=== What the exercise asks ===
Everything from the line containing "Give me the matplotlib source for this chart." through the line containing "length=9, width=1.3, color=gris_eje)" must be written out exactly, and nothing more; leave any pictures out.

=== Task inputs ===
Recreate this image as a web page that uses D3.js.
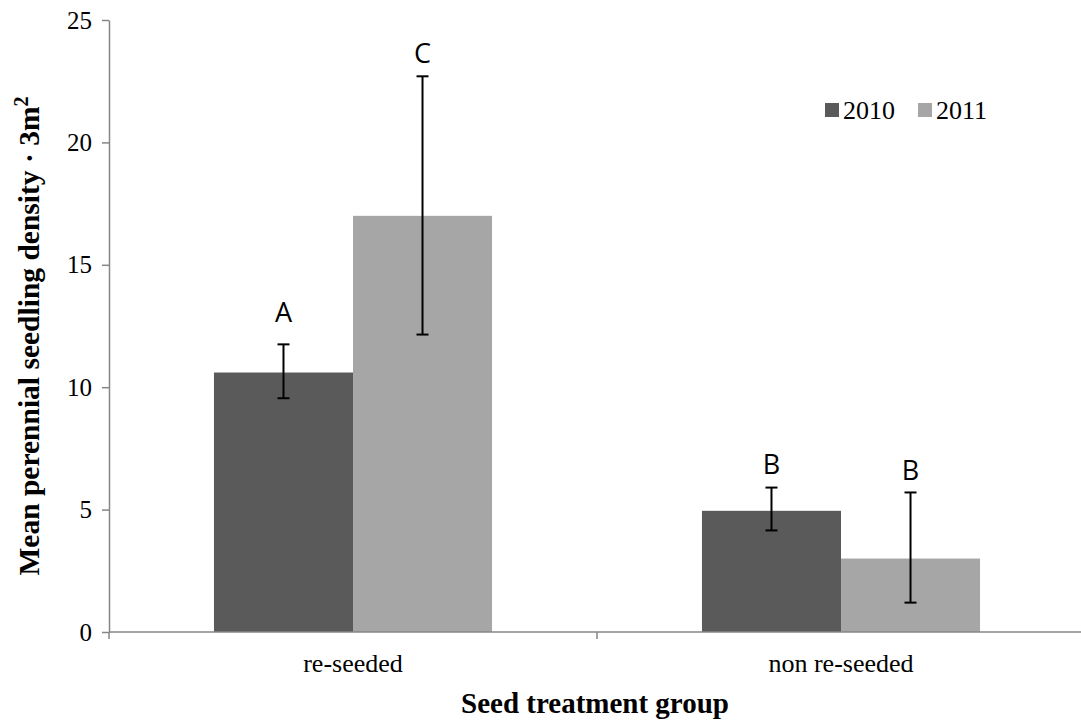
<!DOCTYPE html>
<html>
<head>
<meta charset="utf-8">
<script src="https://cdn.jsdelivr.net/npm/d3@7"></script>
<style>
  body { margin: 0; background: #fff; }
  svg { display: block; }
</style>
</head>
<body>
<svg width="1081" height="723"></svg>
<script>
// data
const groups = ["re-seeded", "non re-seeded"];
const years = ["2010", "2011"];
const means = { "re-seeded": [10.6, 17.0], "non re-seeded": [4.95, 3.0] };
const errLow = { "re-seeded": [9.55, 12.15], "non re-seeded": [4.15, 1.2] };
const errHigh = { "re-seeded": [11.75, 22.7], "non re-seeded": [5.9, 5.7] };
const letters = { "re-seeded": ["A", "C"], "non re-seeded": ["B", "B"] };
const letterAt = { "re-seeded": [12.65, 23.25], "non re-seeded": [6.45, 6.2] };
const yTicks = [0, 5, 10, 15, 20, 25];

const colors = { "2010": "#595a59", "2011": "#a6a6a6" };
const axisColor = "#868686";
const serif = "'Liberation Serif', 'Times New Roman', serif";
const sans = "'Open Sans', 'Liberation Sans', sans-serif";

const svg = d3.select("svg");
const plotL = 109, plotR = 1085, plotT = 20, plotB = 632;

const x0 = d3.scaleBand().domain(groups).range([plotL, plotR]).padding(0);
const x1 = d3.scaleBand().domain(years).range([0, x0.bandwidth()])
  .paddingInner(0).paddingOuter(0.755);
const y = d3.scaleLinear().domain([0, 25]).range([plotB, plotT]);

// rows for drawing
let rows = [];
groups.forEach(function(g) {
  years.forEach(function(yr, i) {
    rows.push({ group: g, year: yr, v: means[g][i], lo: errLow[g][i],
      hi: errHigh[g][i], letter: letters[g][i], ly: letterAt[g][i] });
  });
});

// bars
svg.append("g").selectAll("rect")
  .data(rows)
  .enter()
  .append("rect")
  .attr("x", d => x0(d.group) + x1(d.year))
  .attr("width", x1.bandwidth())
  .attr("y", d => y(d.v))
  .attr("height", d => y(0) - y(d.v))
  .attr("fill", d => colors[d.year]);

// y axis
const yAxis = svg.append("g")
  .attr("transform", `translate(${plotL},0)`)
  .call(d3.axisLeft(y).tickValues(yTicks).tickSize(7).tickSizeOuter(0).tickPadding(10));
yAxis.select(".domain").attr("stroke", axisColor).attr("stroke-width", 1.5);
yAxis.selectAll(".tick line").attr("stroke", axisColor).attr("stroke-width", 1.5);
yAxis.selectAll(".tick text")
  .style("font-family", serif).style("font-size", "25px").attr("fill", "#000");

// x axis line + boundary ticks
const xg = svg.append("g");
xg.append("line")
  .attr("x1", plotL).attr("x2", plotR)
  .attr("y1", y(0)).attr("y2", y(0))
  .attr("stroke", axisColor).attr("stroke-width", 1.5);
const bounds = groups.map(g => x0(g)).concat([x0.range()[1]]);
xg.selectAll(".bt")
  .data(bounds)
  .enter()
  .append("line")
  .attr("x1", d => d).attr("x2", d => d)
  .attr("y1", y(0)).attr("y2", y(0) + 7)
  .attr("stroke", axisColor).attr("stroke-width", 1.5);
xg.selectAll(".cat")
  .data(groups)
  .enter()
  .append("text")
  .attr("x", d => x0(d) + x0.bandwidth() / 2)
  .attr("y", 672)
  .attr("text-anchor", "middle")
  .style("font-family", serif).style("font-size", "26px")
  .text(d => d);

// error bars
const eb = svg.append("g").attr("stroke", "#000").attr("stroke-width", 2);
rows.forEach(function(d) {
  const cx = x0(d.group) + x1(d.year) + x1.bandwidth() / 2;
  eb.append("line").attr("x1", cx).attr("x2", cx)
    .attr("y1", y(d.lo)).attr("y2", y(d.hi));
  [d.lo, d.hi].forEach(function(v) {
    eb.append("line").attr("x1", cx - 6).attr("x2", cx + 6)
      .attr("y1", y(v)).attr("y2", y(v));
  });
});

// significance letters
svg.append("g").selectAll("text")
  .data(rows)
  .enter()
  .append("text")
  .attr("x", d => x0(d.group) + x1(d.year) + x1.bandwidth() / 2)
  .attr("y", d => y(d.ly))
  .attr("text-anchor", "middle")
  .style("font-family", sans).style("font-size", "27px")
  .text(d => d.letter);

// legend
const legX = [825, 918];
const leg = svg.append("g");
years.forEach(function(yr, i) {
  leg.append("rect").attr("x", legX[i]).attr("y", 103)
    .attr("width", 14).attr("height", 14).attr("fill", colors[yr]);
  leg.append("text").attr("x", legX[i] + 18).attr("y", 119)
    .style("font-family", serif).style("font-size", "26px").text(yr);
});

// axis titles
svg.append("text")
  .attr("x", (plotL + plotR) / 2 - 2).attr("y", 713)
  .attr("text-anchor", "middle")
  .style("font-family", serif).style("font-size", "29px").style("font-weight", "bold")
  .text("Seed treatment group");

const yt = svg.append("text")
  .attr("transform", "translate(39,336) rotate(-90)")
  .attr("text-anchor", "middle")
  .style("font-family", serif).style("font-size", "29.5px").style("font-weight", "bold");
yt.append("tspan").text("Mean perennial seedling density · 3m");
yt.append("tspan").attr("dy", -11).style("font-size", "20px").text("2");
</script>
</body>
</html>
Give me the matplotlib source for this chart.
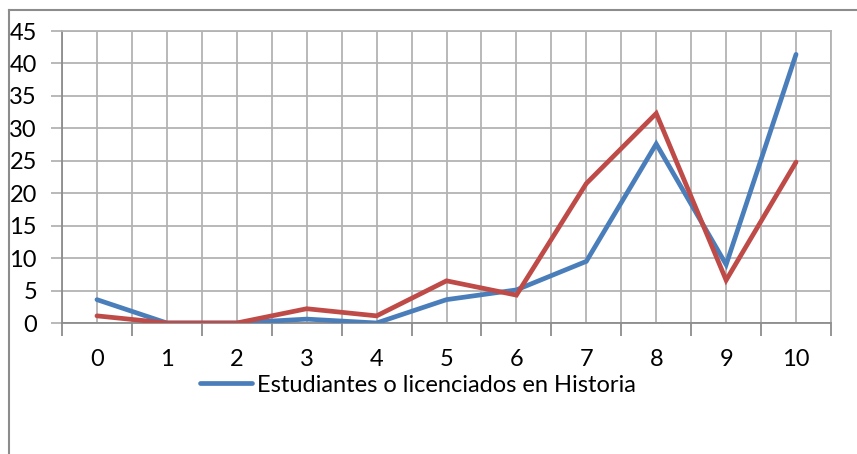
import numpy as np
import matplotlib.pyplot as plt
from matplotlib.lines import Line2D

# Datos
categorias = list(range(11))
historia = [3.6, 0, 0, 0.6, 0, 3.6, 5.1, 9.5, 27.6, 9.0, 41.4]
otros = [1.1, 0, 0, 2.2, 1.1, 6.5, 4.3, 21.5, 32.3, 6.6, 24.8]
etiqueta_azul = "Estudiantes o licenciados en Historia"

azul = "#4A7EBB"
rojo = "#BE4B48"
gris_rejilla = "#B3B3B3"
gris_eje = "#8C8C8C"

plt.rcParams['font.family'] = ['Lato', 'DejaVu Sans']

W, H = 857, 454
fig = plt.figure(figsize=(W / 100, H / 100), dpi=100)
ax = fig.add_axes([62 / W, 1 - 323 / H, (831 - 62) / W, (323 - 31) / H])

ax.plot(categorias, historia, color=azul, lw=3.4, solid_capstyle='round',
        solid_joinstyle='miter', zorder=3, label=etiqueta_azul)
ax.plot(categorias, otros, color=rojo, lw=3.4, solid_capstyle='round',
        solid_joinstyle='miter', zorder=4)

ax.set_xlim(-0.5, 10.5)
ax.set_ylim(0, 45)
ax.set_yticks(np.arange(0, 46, 5))
ax.set_xticks(categorias)
ax.set_xticks(np.arange(-0.5, 11, 1), minor=True)

ax.grid(True, which='both', color=gris_rejilla, lw=1.3, zorder=0)
ax.set_axisbelow(True)

ax.tick_params(axis='y', length=8, width=1.3, color=gris_rejilla, pad=10,
               labelsize=17)
ax.tick_params(axis='x', which='major', length=0, pad=19, labelsize=17)
ax.tick_params(axis='x', which='minor', length=9, width=1.3, color=gris_eje)

for lado in ['top', 'right']:
    ax.spines[lado].set_color(gris_rejilla)
    ax.spines[lado].set_linewidth(1.3)
for lado in ['left', 'bottom']:
    ax.spines[lado].set_color(gris_eje)
    ax.spines[lado].set_linewidth(1.3)

# Borde del área del gráfico (recortado a derecha y abajo)
fig.add_artist(Line2D([9 / W, 9 / W], [0, 1 - 10 / H], color=gris_eje, lw=1.5,
                      transform=fig.transFigure))
fig.add_artist(Line2D([9 / W, 1], [1 - 10 / H, 1 - 10 / H], color=gris_eje,
                      lw=1.5, transform=fig.transFigure))

fig.legend(handles=[ax.lines[0]], loc='center left',
           bbox_to_anchor=(200 / W, 1 - 385 / H), frameon=False,
           borderpad=0, borderaxespad=0, handlelength=2.2, handletextpad=0.2,
           fontsize=17)

plt.savefig('out.png', dpi=100)
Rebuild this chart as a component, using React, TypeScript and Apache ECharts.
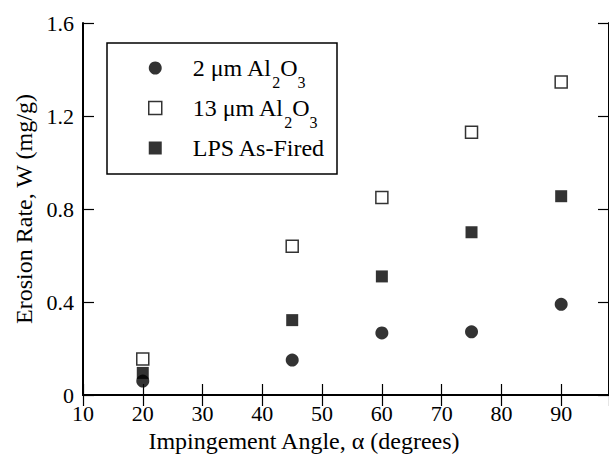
import React, { useEffect, useRef } from "react";
import * as echarts from "echarts";

const FONT = "Liberation Serif";

const impingementAngles = [20, 45, 60, 75, 90];
const rate2umAl2O3 = [0.06, 0.15, 0.267, 0.272, 0.39];
const rate13umAl2O3 = [0.155, 0.64, 0.85, 1.13, 1.346];
const rateLpsAsFired = [0.095, 0.322, 0.51, 0.7, 0.855];

const seriesNames = ["2 μm Al2O3", "13 μm Al2O3", "LPS As-Fired"];

const toPairs = (ys: number[]) => impingementAngles.map((x, i) => [x, ys[i]]);

const richName = (name: string) => {
  const m = name.match(/^(.*)Al2O3$/);
  if (m) return `{n|${m[1]}Al}{sub|2}{n|O}{sub|3}`;
  return `{n|${name}}`;
};

export default function App() {
  const ref = useRef<HTMLDivElement>(null);
  useEffect(() => {
    if (!ref.current) return;
    const chart = echarts.init(ref.current, null, { renderer: "svg" });
    const axisLine = { show: true, lineStyle: { color: "#000", width: 2 } };
    const axisTick = { show: true, inside: true, length: 11, lineStyle: { color: "#000", width: 1.2 } };
    const tickLabel = { fontFamily: FONT, fontSize: 22, color: "#000" };
    chart.setOption({
      animation: false,
      backgroundColor: "#fff",
      textStyle: { fontFamily: FONT },
      grid: { left: 83, top: 23, width: 528, height: 372, containLabel: false },
      xAxis: [
        {
          type: "value",
          min: 10,
          max: 98,
          interval: 10,
          position: "bottom",
          axisLine,
          axisTick,
          splitLine: { show: false },
          axisLabel: { ...tickLabel, margin: 7, showMaxLabel: false },
          name: "Impingement Angle, α (degrees)",
          nameLocation: "middle",
          nameGap: 28,
          nameTextStyle: { fontFamily: FONT, fontSize: 24, color: "#000", padding: [0, 84, 0, 0] },
        },
        {
          type: "value",
          min: 10,
          max: 98,
          interval: 10,
          position: "top",
          axisLine,
          axisTick,
          splitLine: { show: false },
          axisLabel: { show: false },
        },
      ],
      yAxis: [
        {
          type: "value",
          min: 0,
          max: 1.6,
          interval: 0.4,
          position: "left",
          axisLine,
          axisTick,
          splitLine: { show: false },
          axisLabel: {
            ...tickLabel,
            margin: 9,
            formatter: (v: number) => (v === 0 ? "0" : v.toFixed(1)),
          },
          name: "Erosion Rate, W (mg/g)",
          nameLocation: "middle",
          nameGap: 43,
          nameTextStyle: { fontFamily: FONT, fontSize: 24, color: "#000" },
        },
        {
          type: "value",
          min: 0,
          max: 1.6,
          interval: 0.4,
          position: "right",
          axisLine,
          axisTick,
          splitLine: { show: false },
          axisLabel: { show: false },
        },
      ],
      legend: {
        orient: "vertical",
        left: 107,
        top: 43,
        padding: [3, 0, 0, 41],
        itemGap: -4,
        itemWidth: 13,
        itemHeight: 13,
        borderWidth: 0,
        selectedMode: false,
        data: [
          { name: seriesNames[0], icon: "circle", itemStyle: { color: "#000", borderWidth: 0 } },
          { name: seriesNames[1], icon: "rect", itemStyle: { color: "#fff", borderColor: "#000", borderWidth: 1.5 } },
          { name: seriesNames[2], icon: "rect", itemStyle: { color: "#000", borderWidth: 0 } },
        ],
        formatter: richName,
        textStyle: {
          fontFamily: FONT,
          fontSize: 24,
          color: "#000",
          lineHeight: 44,
          padding: [0, 0, 0, 26],
          rich: {
            n: { fontFamily: FONT, fontSize: 24, lineHeight: 44, color: "#000" },
            sub: { fontFamily: FONT, fontSize: 16, lineHeight: 16, color: "#000", verticalAlign: "bottom" },
          },
        },
      },
      graphic: [
        {
          type: "rect",
          shape: { x: 107, y: 43, width: 230, height: 131 },
          style: { fill: "none", stroke: "#000", lineWidth: 1.5 },
          z: 100,
        },
      ],
      series: [
        {
          name: seriesNames[0],
          type: "scatter",
          symbol: "circle",
          symbolSize: 13,
          itemStyle: { color: "#000" },
          data: toPairs(rate2umAl2O3),
          z: 2,
        },
        {
          name: seriesNames[1],
          type: "scatter",
          symbol: "rect",
          symbolSize: 12,
          itemStyle: { color: "#fff", borderColor: "#000", borderWidth: 1.5 },
          data: toPairs(rate13umAl2O3),
          z: 3,
        },
        {
          name: seriesNames[2],
          type: "scatter",
          symbol: "rect",
          symbolSize: 12,
          itemStyle: { color: "#000" },
          data: toPairs(rateLpsAsFired),
          z: 4,
        },
      ],
    });
    return () => chart.dispose();
  }, []);
  return (
    <div
      ref={ref}
      style={{ position: "fixed", left: 0, top: 0, width: 609, height: 458, background: "#fff" }}
    />
  );
}
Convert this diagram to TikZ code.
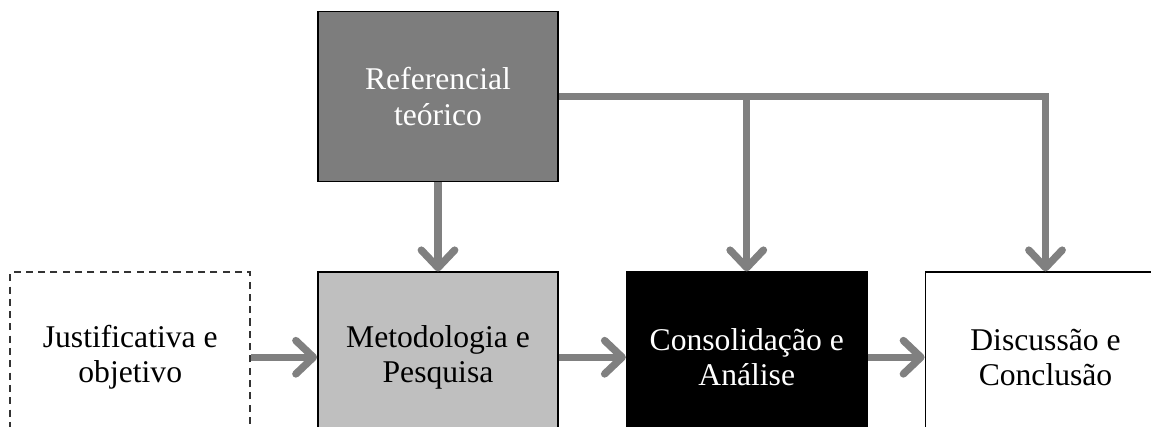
\documentclass[tikz,border=0pt]{standalone}
\usepackage{fontspec}
\setmainfont{Liberation Serif}
\usepackage{tikz}
\usetikzlibrary{positioning,arrows.meta}

\definecolor{linegray}{RGB}{128,128,128}
\definecolor{refgray}{RGB}{125,125,125}
\definecolor{metgray}{RGB}{191,191,191}

\begin{document}
\begin{tikzpicture}[
    box/.style = {draw, line width=1pt, minimum width=4.8cm, minimum height=3.4cm,
                  align=center, font=\fontsize{18}{20}\selectfont},
    flow/.style = {draw=linegray, line width=4.2pt,
                   -{Straight Barb[length=10pt,width=19pt,line cap=round,line join=round]}}
  ]
    \useasboundingbox (0,0) rectangle (23.02,8.54);
    \clip (0,0) rectangle (23.02,8.54);

    \node[box, fill=refgray, text=white] at (8.76,6.61) (ref) {Referencial\\ teórico};
    \node[box, fill=metgray, below = 1.78cm of ref] (met) {Metodologia e\\ Pesquisa};
    \node[box, draw=black!80, dash pattern=on 4pt off 3pt, left = 1.32cm of met] (just) {Justificativa e\\ objetivo};
    \node[box, fill=black, text=white, right = 1.34cm of met] (cons) {Consolidação e\\ Análise};
    \node[box, right = 1.14cm of cons] (disc) {Discussão e\\ Conclusão};

    \coordinate (split) at (cons.north |- ref.east);

    \draw[flow] (ref) -- (met);
    \draw[flow] (ref.east) -| (disc.north);
    \draw[flow] (split) -- (cons.north);
    \draw[flow] (just) -- (met);
    \draw[flow] (met) -- (cons);
    \draw[flow] (cons) -- (disc);
\end{tikzpicture}
\end{document}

=== Result for this exercise ===
Give me the matplotlib source for this chart.
import numpy as np
import matplotlib.pyplot as plt
from matplotlib.lines import Line2D

# Datos
categorias = list(range(11))
historia = [3.6, 0, 0, 0.6, 0, 3.6, 5.1, 9.5, 27.6, 9.0, 41.4]
otros = [1.1, 0, 0, 2.2, 1.1, 6.5, 4.3, 21.5, 32.3, 6.6, 24.8]
etiqueta_azul = "Estudiantes o licenciados en Historia"

azul = "#4A7EBB"
rojo = "#BE4B48"
gris_rejilla = "#B3B3B3"
gris_eje = "#8C8C8C"

plt.rcParams['font.family'] = ['Lato', 'DejaVu Sans']

W, H = 857, 454
fig = plt.figure(figsize=(W / 100, H / 100), dpi=100)
ax = fig.add_axes([62 / W, 1 - 323 / H, (831 - 62) / W, (323 - 31) / H])

ax.plot(categorias, historia, color=azul, lw=3.4, solid_capstyle='round',
        solid_joinstyle='miter', zorder=3, label=etiqueta_azul)
ax.plot(categorias, otros, color=rojo, lw=3.4, solid_capstyle='round',
        solid_joinstyle='miter', zorder=4)

ax.set_xlim(-0.5, 10.5)
ax.set_ylim(0, 45)
ax.set_yticks(np.arange(0, 46, 5))
ax.set_xticks(categorias)
ax.set_xticks(np.arange(-0.5, 11, 1), minor=True)

ax.grid(True, which='both', color=gris_rejilla, lw=1.3, zorder=0)
ax.set_axisbelow(True)

ax.tick_params(axis='y', length=8, width=1.3, color=gris_rejilla, pad=10,
               labelsize=17)
ax.tick_params(axis='x', which='major', length=0, pad=19, labelsize=17)
ax.tick_params(axis='x', which='minor', length=9, width=1.3, color=gris_eje)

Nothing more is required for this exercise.